→ **SUPPLIED DATA**:
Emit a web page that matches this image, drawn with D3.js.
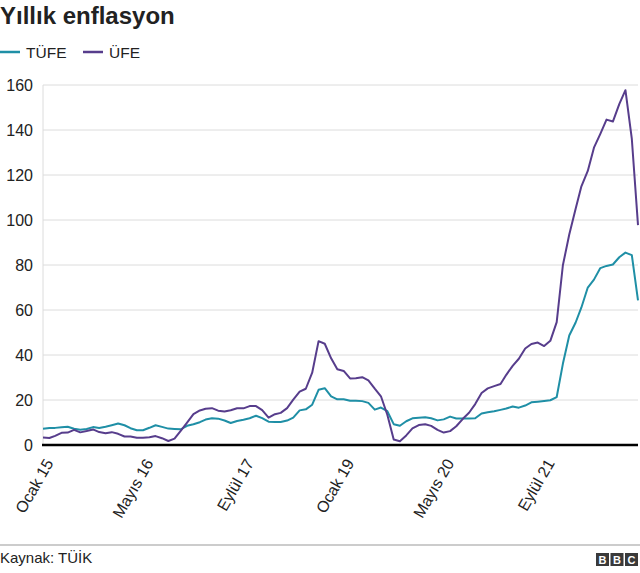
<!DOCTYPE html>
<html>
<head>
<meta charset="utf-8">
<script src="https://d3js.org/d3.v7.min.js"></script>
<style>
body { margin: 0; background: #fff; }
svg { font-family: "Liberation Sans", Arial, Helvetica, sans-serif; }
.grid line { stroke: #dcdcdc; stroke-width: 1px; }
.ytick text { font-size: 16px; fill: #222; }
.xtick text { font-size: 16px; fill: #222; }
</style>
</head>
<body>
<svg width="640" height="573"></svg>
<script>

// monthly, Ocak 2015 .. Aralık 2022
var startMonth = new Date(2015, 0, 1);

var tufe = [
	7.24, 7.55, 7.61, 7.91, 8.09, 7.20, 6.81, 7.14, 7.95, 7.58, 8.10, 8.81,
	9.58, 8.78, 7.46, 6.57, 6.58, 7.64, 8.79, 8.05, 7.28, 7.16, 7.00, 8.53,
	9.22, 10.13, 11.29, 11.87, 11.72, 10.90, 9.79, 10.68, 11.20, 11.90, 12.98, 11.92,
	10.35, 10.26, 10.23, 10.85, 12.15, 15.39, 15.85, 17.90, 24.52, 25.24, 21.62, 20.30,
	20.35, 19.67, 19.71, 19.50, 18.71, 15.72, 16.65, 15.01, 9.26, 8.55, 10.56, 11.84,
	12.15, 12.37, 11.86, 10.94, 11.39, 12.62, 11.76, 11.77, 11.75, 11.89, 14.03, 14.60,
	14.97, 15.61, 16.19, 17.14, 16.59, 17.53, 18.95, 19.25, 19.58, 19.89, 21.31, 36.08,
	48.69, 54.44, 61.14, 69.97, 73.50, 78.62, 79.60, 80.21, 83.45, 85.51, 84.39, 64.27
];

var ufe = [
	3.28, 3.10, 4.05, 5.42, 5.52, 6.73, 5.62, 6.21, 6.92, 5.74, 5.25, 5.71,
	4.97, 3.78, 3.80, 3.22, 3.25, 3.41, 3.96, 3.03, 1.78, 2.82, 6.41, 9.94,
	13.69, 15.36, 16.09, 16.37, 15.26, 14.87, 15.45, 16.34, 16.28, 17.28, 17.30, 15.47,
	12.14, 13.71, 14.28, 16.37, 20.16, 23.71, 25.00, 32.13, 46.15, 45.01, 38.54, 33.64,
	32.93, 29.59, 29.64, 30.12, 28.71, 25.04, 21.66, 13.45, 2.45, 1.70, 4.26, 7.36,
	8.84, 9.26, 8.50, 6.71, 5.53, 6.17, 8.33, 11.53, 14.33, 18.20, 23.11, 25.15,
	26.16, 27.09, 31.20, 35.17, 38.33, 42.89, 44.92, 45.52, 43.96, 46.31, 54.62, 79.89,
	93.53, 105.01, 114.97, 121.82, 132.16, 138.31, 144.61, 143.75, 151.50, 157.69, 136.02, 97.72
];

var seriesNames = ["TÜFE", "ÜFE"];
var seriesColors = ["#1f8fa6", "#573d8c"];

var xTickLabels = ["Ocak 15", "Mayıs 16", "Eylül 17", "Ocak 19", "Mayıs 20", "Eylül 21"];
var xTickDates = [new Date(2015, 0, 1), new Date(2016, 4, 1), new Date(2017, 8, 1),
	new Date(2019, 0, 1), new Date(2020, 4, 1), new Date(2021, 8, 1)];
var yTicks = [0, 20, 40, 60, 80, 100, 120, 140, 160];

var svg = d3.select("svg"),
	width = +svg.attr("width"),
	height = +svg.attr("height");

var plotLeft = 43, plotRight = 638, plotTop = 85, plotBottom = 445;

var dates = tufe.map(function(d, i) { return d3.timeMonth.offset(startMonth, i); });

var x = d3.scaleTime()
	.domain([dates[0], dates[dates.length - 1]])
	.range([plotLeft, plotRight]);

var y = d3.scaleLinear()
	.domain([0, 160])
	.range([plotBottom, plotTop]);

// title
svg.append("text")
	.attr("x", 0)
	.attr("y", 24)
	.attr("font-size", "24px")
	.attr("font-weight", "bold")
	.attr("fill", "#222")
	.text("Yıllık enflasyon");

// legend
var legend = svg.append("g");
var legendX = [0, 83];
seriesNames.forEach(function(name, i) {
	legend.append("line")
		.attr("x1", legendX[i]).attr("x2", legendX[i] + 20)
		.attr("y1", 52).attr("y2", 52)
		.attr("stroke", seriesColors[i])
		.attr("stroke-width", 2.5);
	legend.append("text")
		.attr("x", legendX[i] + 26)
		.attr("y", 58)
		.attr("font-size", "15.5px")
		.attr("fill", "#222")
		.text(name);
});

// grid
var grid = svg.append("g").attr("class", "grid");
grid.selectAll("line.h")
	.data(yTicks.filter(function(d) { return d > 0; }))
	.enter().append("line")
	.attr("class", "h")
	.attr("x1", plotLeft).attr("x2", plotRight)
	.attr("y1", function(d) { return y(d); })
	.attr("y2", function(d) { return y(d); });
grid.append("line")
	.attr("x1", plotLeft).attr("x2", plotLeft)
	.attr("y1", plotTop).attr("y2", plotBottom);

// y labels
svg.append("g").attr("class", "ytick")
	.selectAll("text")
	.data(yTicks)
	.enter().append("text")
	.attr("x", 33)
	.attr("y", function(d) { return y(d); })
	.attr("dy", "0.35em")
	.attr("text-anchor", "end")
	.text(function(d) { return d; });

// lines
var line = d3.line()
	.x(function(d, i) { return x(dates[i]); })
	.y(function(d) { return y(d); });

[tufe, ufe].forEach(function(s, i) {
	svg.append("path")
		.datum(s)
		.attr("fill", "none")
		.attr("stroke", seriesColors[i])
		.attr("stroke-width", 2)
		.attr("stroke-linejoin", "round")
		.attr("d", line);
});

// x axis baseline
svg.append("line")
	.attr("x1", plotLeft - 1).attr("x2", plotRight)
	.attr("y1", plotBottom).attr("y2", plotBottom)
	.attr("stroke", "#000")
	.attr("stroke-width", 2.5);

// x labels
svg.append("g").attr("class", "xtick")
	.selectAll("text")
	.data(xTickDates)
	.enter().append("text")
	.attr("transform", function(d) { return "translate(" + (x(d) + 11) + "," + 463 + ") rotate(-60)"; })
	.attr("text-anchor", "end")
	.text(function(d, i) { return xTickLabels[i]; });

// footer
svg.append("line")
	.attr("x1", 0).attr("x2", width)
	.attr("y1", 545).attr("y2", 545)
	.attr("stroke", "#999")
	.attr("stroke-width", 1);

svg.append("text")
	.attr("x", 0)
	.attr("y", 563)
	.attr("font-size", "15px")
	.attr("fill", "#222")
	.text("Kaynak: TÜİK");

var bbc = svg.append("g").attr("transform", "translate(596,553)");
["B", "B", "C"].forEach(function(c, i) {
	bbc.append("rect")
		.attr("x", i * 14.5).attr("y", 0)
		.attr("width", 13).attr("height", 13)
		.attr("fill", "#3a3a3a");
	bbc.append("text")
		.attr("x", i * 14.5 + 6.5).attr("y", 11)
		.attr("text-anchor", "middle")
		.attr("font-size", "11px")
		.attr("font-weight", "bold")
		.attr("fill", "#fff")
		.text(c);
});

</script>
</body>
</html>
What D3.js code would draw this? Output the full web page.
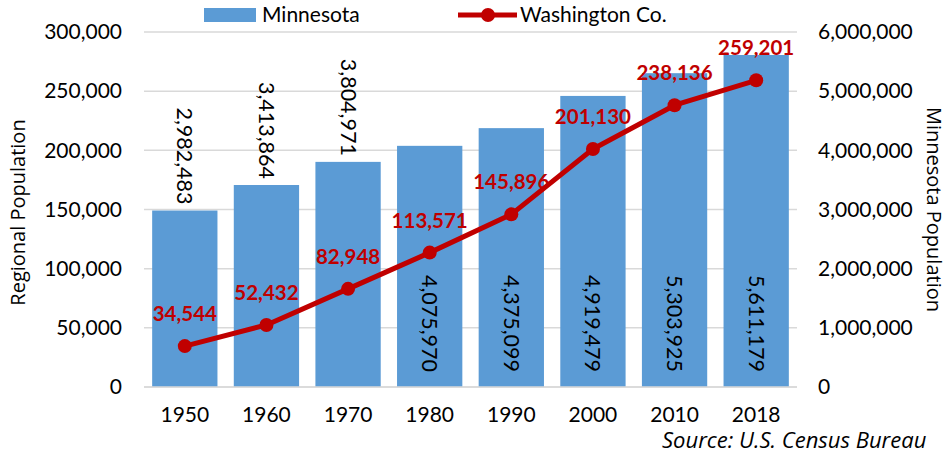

→ **WHAT YOU WILL DO**:
Lines that hold "page" are the ones to copy; find all of them.

→ **ANSWER**:
Emit a web page that matches this image, drawn with D3.js.
What D3.js code would draw this? Output the full web page.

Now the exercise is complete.